Stored data entries
-- BEGIN --

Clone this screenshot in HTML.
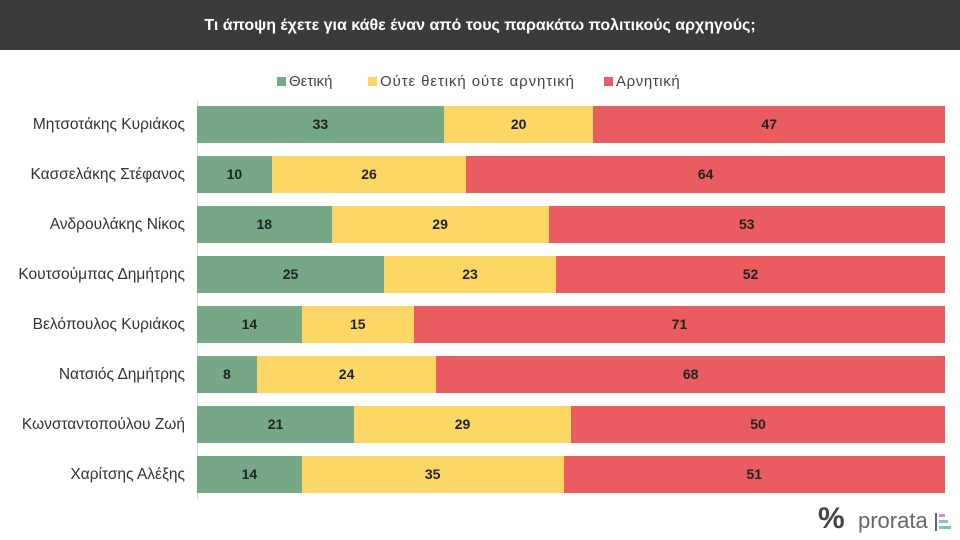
<!DOCTYPE html>
<html><head><meta charset="utf-8"><style>
body{margin:0;width:960px;height:540px;background:#fff;font-family:"Liberation Sans","DejaVu Sans",sans-serif;position:relative;overflow:hidden}
.t{position:absolute;left:0;top:0;width:960px;height:50px;background:#3b3b3b;color:#fff;font-weight:bold;font-size:16px;text-align:center;line-height:52px}
.lg{position:absolute;top:73px;font-size:15px;color:#444}
.lg i{display:inline-block;width:9px;height:9px;margin-right:3px}
.ax{position:absolute;left:197px;top:100px;width:1px;height:400px;background:#e0e0e0}
.row{position:absolute;left:197px;height:37px;width:748px;display:flex}
.row div{height:37px;line-height:37px;text-align:center;font-weight:bold;font-size:14px;color:#222}
.lab{position:absolute;right:775px;font-size:15.5px;color:#333;text-align:right;white-space:nowrap;line-height:37px}
.g{background:#76a888}.y{background:#fcd766}.r{background:#e95c5f}
</style></head><body>
<div class="t">Τι άποψη έχετε για κάθε έναν από τους παρακάτω πολιτικούς αρχηγούς;</div>
<div class="lg" style="left:277px"><i class="g"></i>Θετική</div>
<div class="lg" style="left:368px;letter-spacing:0.9px"><i class="y"></i>Ούτε θετική ούτε αρνητική</div>
<div class="lg" style="left:604px;letter-spacing:0.6px"><i class="r"></i>Αρνητική</div>
<div class="ax"></div>
<div id="c"></div>
<div style="position:absolute;left:818px;top:502px;font-size:30px;color:#444;font-weight:bold">%</div>
<div style="position:absolute;left:858px;top:508px;font-size:22px;color:#666">prorata</div>
<div style="position:absolute;left:935px;top:513px;width:2px;height:18px;background:#666"></div>
<div style="position:absolute;left:939px;top:514px;width:6px;height:3px;background:#e8a"></div>
<div style="position:absolute;left:939px;top:520px;width:9px;height:3px;background:#8bd"></div>
<div style="position:absolute;left:939px;top:526px;width:12px;height:3px;background:#7ca"></div>
<script>
var d=[["Μητσοτάκης Κυριάκος",33,20,47],["Κασσελάκης Στέφανος",10,26,64],["Ανδρουλάκης Νίκος",18,29,53],["Κουτσούμπας Δημήτρης",25,23,52],["Βελόπουλος Κυριάκος",14,15,71],["Νατσιός Δημήτρης",8,24,68],["Κωνσταντοπούλου Ζωή",21,29,50],["Χαρίτσης Αλέξης",14,35,51]];
var h="";d.forEach(function(r,i){var t=106+i*50;
h+='<div class="lab" style="top:'+t+'px">'+r[0]+'</div><div class="row" style="top:'+t+'px"><div class="g" style="width:'+r[1]+'%">'+r[1]+'</div><div class="y" style="width:'+r[2]+'%">'+r[2]+'</div><div class="r" style="width:'+r[3]+'%">'+r[3]+'</div></div>';});
document.getElementById("c").innerHTML=h;
</script>
</body></html>
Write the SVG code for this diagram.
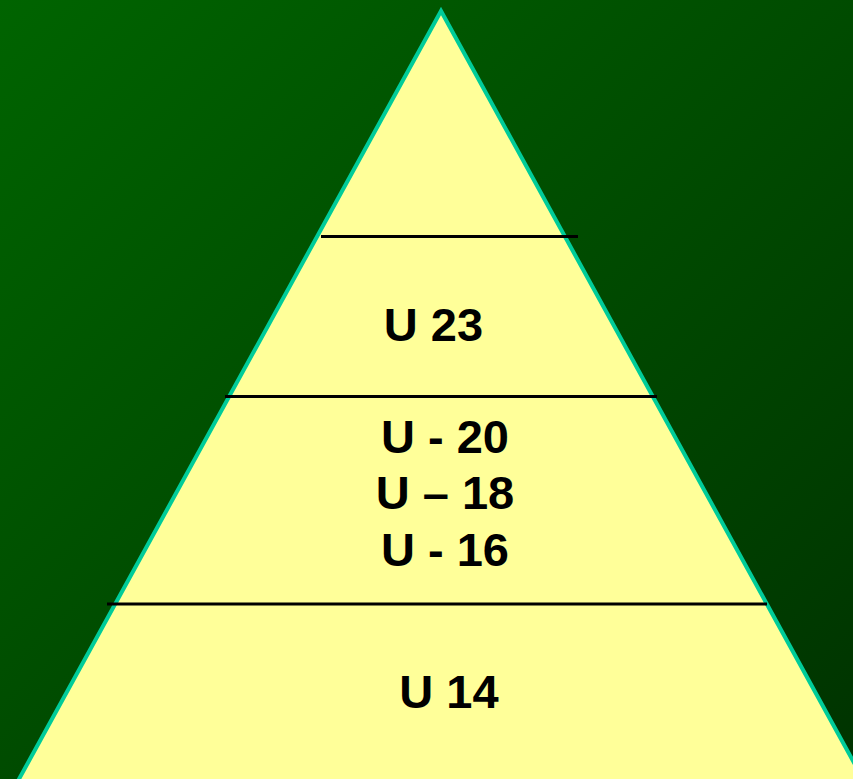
<svg xmlns="http://www.w3.org/2000/svg" width="853" height="779" viewBox="0 0 853 779">
<defs>
<linearGradient id="bg" x1="0" y1="0" x2="1" y2="1">
<stop offset="0" stop-color="#006400"/>
<stop offset="1" stop-color="#003300"/>
</linearGradient>
<style>
.lbl{font-family:"Liberation Sans",Arial,sans-serif;font-weight:bold;font-size:47px;fill:#000;text-anchor:middle}
.div{stroke:#000;stroke-width:3}
</style>
</defs>
<rect width="853" height="779" fill="url(#bg)"/>
<g id="pyramid">
<polygon points="441,11 13,790 869,790" fill="#FFFF99" stroke="#00CC99" stroke-width="4" stroke-linejoin="miter"/>
</g>
<g id="connectors">
<line class="div" x1="321" y1="236.5" x2="578" y2="236.5"/>
<line class="div" x1="225" y1="396.5" x2="657" y2="396.5"/>
<line class="div" x1="107" y1="604" x2="767" y2="604"/>
</g>
<g id="level-u23"><text class="lbl" x="433.5" y="341">U 23</text></g>
<g id="level-u20"><text class="lbl" x="445" y="453">U - 20</text></g>
<g id="level-u18"><text class="lbl" x="445" y="509">U – 18</text></g>
<g id="level-u16"><text class="lbl" x="445" y="566">U - 16</text></g>
<g id="level-u14"><text class="lbl" x="449" y="708">U 14</text></g>
</svg>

-- END --

Skip the pictures and print each record exactly as it stands.

# [Response to the exercise]
Clone this screenshot in HTML.
<!DOCTYPE html>
<html><head><meta charset="utf-8"><style>
body{margin:0;width:960px;height:540px;background:#fff;font-family:"Liberation Sans","DejaVu Sans",sans-serif;position:relative;overflow:hidden}
.t{position:absolute;left:0;top:0;width:960px;height:50px;background:#3b3b3b;color:#fff;font-weight:bold;font-size:16px;text-align:center;line-height:52px}
.lg{position:absolute;top:73px;font-size:15px;color:#444}
.lg i{display:inline-block;width:9px;height:9px;margin-right:3px}
.ax{position:absolute;left:197px;top:100px;width:1px;height:400px;background:#e0e0e0}
.row{position:absolute;left:197px;height:37px;width:748px;display:flex}
.row div{height:37px;line-height:37px;text-align:center;font-weight:bold;font-size:14px;color:#222}
.lab{position:absolute;right:775px;font-size:15.5px;color:#333;text-align:right;white-space:nowrap;line-height:37px}
.g{background:#76a888}.y{background:#fcd766}.r{background:#e95c5f}
</style></head><body>
<div class="t">Τι άποψη έχετε για κάθε έναν από τους παρακάτω πολιτικούς αρχηγούς;</div>
<div class="lg" style="left:277px"><i class="g"></i>Θετική</div>
<div class="lg" style="left:368px;letter-spacing:0.9px"><i class="y"></i>Ούτε θετική ούτε αρνητική</div>
<div class="lg" style="left:604px;letter-spacing:0.6px"><i class="r"></i>Αρνητική</div>
<div class="ax"></div>
<div id="c"></div>
<div style="position:absolute;left:818px;top:502px;font-size:30px;color:#444;font-weight:bold">%</div>
<div style="position:absolute;left:858px;top:508px;font-size:22px;color:#666">prorata</div>
<div style="position:absolute;left:935px;top:513px;width:2px;height:18px;background:#666"></div>
<div style="position:absolute;left:939px;top:514px;width:6px;height:3px;background:#e8a"></div>
<div style="position:absolute;left:939px;top:520px;width:9px;height:3px;background:#8bd"></div>
<div style="position:absolute;left:939px;top:526px;width:12px;height:3px;background:#7ca"></div>
<script>
var d=[["Μητσοτάκης Κυριάκος",33,20,47],["Κασσελάκης Στέφανος",10,26,64],["Ανδρουλάκης Νίκος",18,29,53],["Κουτσούμπας Δημήτρης",25,23,52],["Βελόπουλος Κυριάκος",14,15,71],["Νατσιός Δημήτρης",8,24,68],["Κωνσταντοπούλου Ζωή",21,29,50],["Χαρίτσης Αλέξης",14,35,51]];
var h="";d.forEach(function(r,i){var t=106+i*50;
h+='<div class="lab" style="top:'+t+'px">'+r[0]+'</div><div class="row" style="top:'+t+'px"><div class="g" style="width:'+r[1]+'%">'+r[1]+'</div><div class="y" style="width:'+r[2]+'%">'+r[2]+'</div><div class="r" style="width:'+r[3]+'%">'+r[3]+'</div></div>';});
document.getElementById("c").innerHTML=h;
</script>
</body></html>
Write the SVG code for this diagram.
<svg xmlns="http://www.w3.org/2000/svg" width="853" height="779" viewBox="0 0 853 779">
<defs>
<linearGradient id="bg" x1="0" y1="0" x2="1" y2="1">
<stop offset="0" stop-color="#006400"/>
<stop offset="1" stop-color="#003300"/>
</linearGradient>
<style>
.lbl{font-family:"Liberation Sans",Arial,sans-serif;font-weight:bold;font-size:47px;fill:#000;text-anchor:middle}
.div{stroke:#000;stroke-width:3}
</style>
</defs>
<rect width="853" height="779" fill="url(#bg)"/>
<g id="pyramid">
<polygon points="441,11 13,790 869,790" fill="#FFFF99" stroke="#00CC99" stroke-width="4" stroke-linejoin="miter"/>
</g>
<g id="connectors">
<line class="div" x1="321" y1="236.5" x2="578" y2="236.5"/>
<line class="div" x1="225" y1="396.5" x2="657" y2="396.5"/>
<line class="div" x1="107" y1="604" x2="767" y2="604"/>
</g>
<g id="level-u23"><text class="lbl" x="433.5" y="341">U 23</text></g>
<g id="level-u20"><text class="lbl" x="445" y="453">U - 20</text></g>
<g id="level-u18"><text class="lbl" x="445" y="509">U – 18</text></g>
<g id="level-u16"><text class="lbl" x="445" y="566">U - 16</text></g>
<g id="level-u14"><text class="lbl" x="449" y="708">U 14</text></g>
</svg>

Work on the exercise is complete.